Texas flight attendant sues over Congo detention
Mar 23, 2012, 11:22 PM
Associated Press
HOUSTON (AP) – A flight attendant who says she was inadvertently caught up in an African gold smuggling operation orchestrated by a Nigerian-born Houston oil tycoon has sued the businessman and his company, claiming her detention by authorities resulted in post-traumatic stress disorder.
Kelly Shannon filed a lawsuit in Harris County district court earlier this week against Kase Lawal, president and founder of CAMAC International, a Houston-based energy company. The lawsuit also names Lawal’s company and two of his employees and associates.
In it, Shannon says she worked as a flight attendant for a now defunct private aviation company hired by CAMAC to fly to Goma in Congo.
Matthew Leto, one of Shannon’s attorneys, said she did not know the February 2011 trip to the central African country was part of what the United Nations has said was a scheme to smuggle gold from rebel territories in Congo’s eastern provinces.
Authorities arrested CAMAC employees and the flight crew as the gold was allegedly being put on the private jet. Shannon was interrogated and held for six weeks in a hotel before she was released, Leto said.
CAMAC and Lawal “should be held accountable for what they did. You don’t bring someone into a dangerous situation like that,” he said.
Lawal did not immediately return a telephone call to his company from The Associated Press. Court records did not list an attorney for him.
CAMAC released a statement in February, saying it is law-abiding and the Congolese government filed no charges in the case.
Leto said the lawsuit’s claims and details about the smuggling operation are based on a United Nations report on Congo that was issued in December.
Part of the U.N. report discussed the dealings of Bosco Ntaganda, a general in Congo’s army who has been indicted for war crimes by the International Criminal Court.
The report said that between December 2010 and February 2011, Lawal and his company took part in a scheme in which they tried to buy gold from Ntaganda. CAMAC disputed those claims in its February statement.

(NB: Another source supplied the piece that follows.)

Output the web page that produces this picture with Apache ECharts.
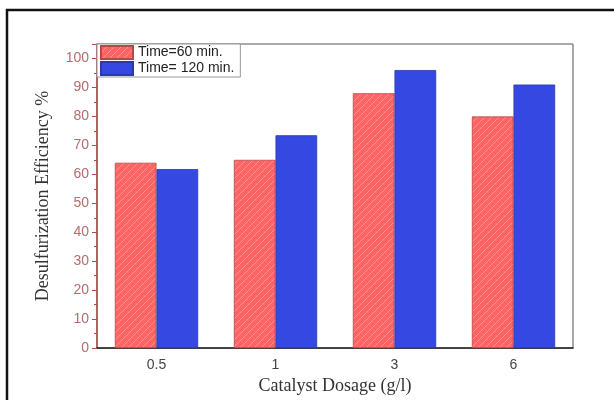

Congo is sub-Saharan Africa’s largest country and has suffered decades of dictatorship and civil war. The country’s east is still wracked by violence from a myriad of militias and rebel groups. Officials have estimated that some 80 percent of the country’s mineral production is smuggled out of the country.
The U.N. report says about 25 metal boxes with about one-half ton of gold were loaded onto the jet. But before the plane could leave, authorities arrested everyone onboard, including a CAMAC executive and a friend of Lawal’s.
Leto said Shannon knew nothing about the alleged gold smuggling. She now works for another private company as a flight attendant but is still being treated for post-traumatic stress disorder, he said.
“She wasn’t physically mistreated. But mentally … she went through a lot of emotional distress. She didn’t know if she was ever going to leave,” Leto said.
Shannon’s lawsuit is asking for unspecified damages.